The title is a phrase my dad used to say to me when I was a child (50 odd years ago!) and it was bed time; if I was watching something on TV and wouldn’t see the end I’d ask him in the morning what happened – the above is what he’d say to me! He’s gone now, so I can’t ask him directly. Anyone heard of this?

4 comments
  1. My initial thought was that it reminds me of the Titanic.

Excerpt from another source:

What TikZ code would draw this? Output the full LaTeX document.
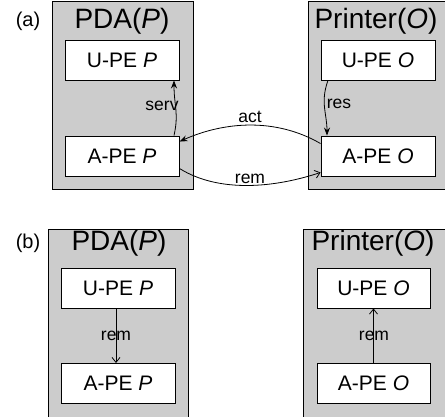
\documentclass[tikz,border=0pt]{standalone}
\usepackage{fontspec}
\setmainfont{Liberation Sans}
\usetikzlibrary{arrows.meta,calc}
\definecolor{devgray}{RGB}{204,204,204}
\begin{document}
\begin{tikzpicture}[x=1pt,y=-1pt,
  device/.style={draw=black,line width=0.9pt,fill=devgray,inner sep=0pt},
  pebox/.style={draw=black,line width=0.9pt,fill=white,minimum width=114pt,minimum height=40pt,inner sep=0pt,font=\fontsize{21}{24}\selectfont},
  title/.style={inner sep=0pt,font=\fontsize{28}{31}\selectfont},
  plabel/.style={inner sep=0pt,font=\fontsize{20}{23}\selectfont},
  elabel/.style={inner sep=0pt,font=\fontsize{17.5}{20}\selectfont},
  conn/.style={line width=0.8pt},
  filled/.style={conn,-{Stealth[length=8pt,width=6pt]}},
  openarr/.style={conn,-{Straight Barb[length=5pt,width=8pt]}}]
\useasboundingbox (0,0) rectangle (445,417);
% (a)
\node[device,minimum width=141pt,minimum height=188pt] (devPa) at (122.5,95) {};
\node[device,minimum width=138pt,minimum height=188pt] (devOa) at (377,95) {};
\node[plabel] (lbla) at (28,21) {(a)};
\node[title] (tPa) at (122,21) {PDA(\textit{P})};
\node[title] (tOa) at (376,21) {Printer(\textit{O})};
\node[pebox] (upeP) at (122,60) {U-PE \textit{P}};
\node[pebox] (apeP) at (122,156) {A-PE \textit{P}};
\node[pebox] (upeO) at (378,60) {U-PE \textit{O}};
\node[pebox] (apeO) at (378,156) {A-PE \textit{O}};
\draw[filled] ($(apeP.north)+(52,0)$) .. controls +(5,-22) and +(0,25) .. ($(upeP.south)+(52,0)$);
\node[elabel] (lserv) at (162,106) {serv};
\draw[filled] ($(upeO.south)+(-50,0)$) .. controls +(-8,22) and +(0,-22) .. ($(apeO.north)+(-51,0)$);
\node[elabel] (lres) at (339,104) {res};
\draw[filled] ($(apeO.north west)+(0,8)$) .. controls +(-45,-26) and +(45,-20) .. ($(apeP.north east)+(0,6)$);
\node[elabel] (lact) at (250,117) {act};
\draw[openarr] ($(apeP.south east)+(0,-8)$) .. controls +(40,25) and +(-45,15) .. ($(apeO.south west)+(0,-4)$);
\node[elabel] (lrema) at (250,179) {rem};
% (b)
\node[device,minimum width=140pt,minimum height=190pt] (devPb) at (118,324) {};
\node[device,minimum width=142pt,minimum height=190pt] (devOb) at (374,324) {};
\node[plabel] (lblb) at (28,243) {(b)};
\node[title] (tPb) at (119,243) {PDA(\textit{P})};
\node[title] (tOb) at (373,243) {Printer(\textit{O})};
\node[pebox] (upePb) at (118,288) {U-PE \textit{P}};
\node[pebox] (apePb) at (118,383.5) {A-PE \textit{P}};
\node[pebox,minimum width=113pt] (upeOb) at (373.5,288) {U-PE \textit{O}};
\node[pebox,minimum width=113pt] (apeOb) at (373.5,383.5) {A-PE \textit{O}};
\draw[openarr] ($(upePb.south)+(-2,0)$) -- ($(apePb.north)+(-2,0)$);
\node[elabel] (lremb1) at (116,336) {rem};
\draw[openarr] (apeOb.north) -- (upeOb.south);
\node[elabel] (lremb2) at (374,336) {rem};
\end{tikzpicture}
\end{document}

The band played and they all drowned sort of thing.

    But getting your feet wet is also a euphemism for getting practice, kind of like ‘wet behind the ears’. So maybe it’s just an old turn of phrase which means ‘something happened and they all learned something from the experience’.

  2. It sounds like the sort of ritual answer that families develop and pass on well past the point where anybody can remember what the original referents were, so he might well not have been able to tell you himself (although the film A Night To Remember might well have come into that one).

    (I invented the word “oikolect” for this phenomenon when, newly married in the early 1990s, we discovered we had entirely different family-tradition responses to someone exclaiming that food was hot – “it’s been in a hot place” vs. “it’s supposed to be a merit”), which has obtained a modest hold as far as I can see from google, although “familect” may be more common)

  3. ‘ and the band played on’ was quite a common phrase used by adults to kids back in the day, but I’ve not heard the bit about feet getting wet, that could just be your dad’s personal addition to the phrase! I think it’s really quirky.

    Someone else mentioned the old story about the band continuing to play on the Titanic as the ship went down…so yes, it could be a reference to that too.